Writing for The Calvert Journal, Dasha Shkurpela’s meditation on the Russian country cottage, the dacha, and its place in society and in cultural currency was a really enthralling essay to read—especially in contrast to the Brutalist, Communist architecture that seems to inform our ideas about the Soviet era and its antecedents.
These summer estates date back to czarist times and has in the terms etymology (from to give) its connotations of preference with the government—though those beneficiaries were expected to develop the allotment surrounding their gifted residents and were obliged to elevate the serfs that worked them. While the Soviet revolution sought to undo the landed gentry, the institution of the dacha remained—retaining it fealty as well.
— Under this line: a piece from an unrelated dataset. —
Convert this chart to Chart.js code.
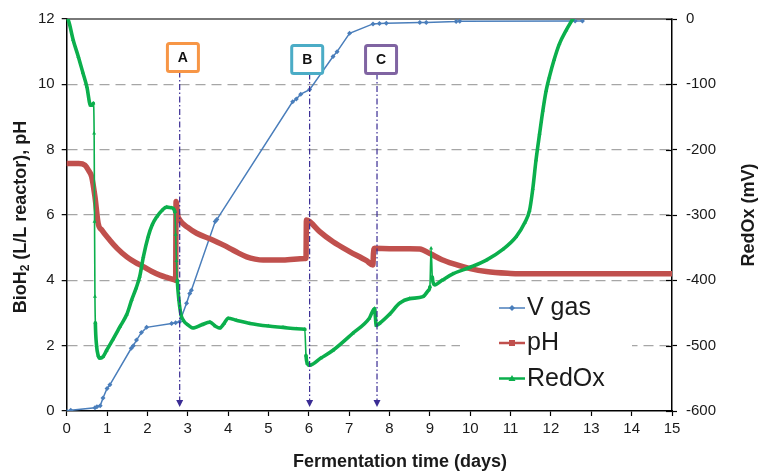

Distinguished figures called номенклату́ра (nomenklatura—Latin for a list of names, careerists) were bestowed with not necessarily cottages or manors but cooperatives to take under their patronage and beautify. Ownership of property (lots of land) was of course in principle forbidden but the buildings on it could be embellished, exchanged or sold by workers in the institution that managed the estate—leading to a litany of zoning laws that aimed to prevent these countryside get-away destinations anything more than a weekend haven—much like the German notion of having a Gartenstadt reservation inside urban areas where city-dwellers might be able to have a party shed and a small plot for vegetables. The society that was building these retreats as an escape from the industrialisation of the cities and what became of them after the collapse of the USSR bears out a lot to reflect on and is a lens that brings one’s relationship to space, creation and exchange into sharper focus.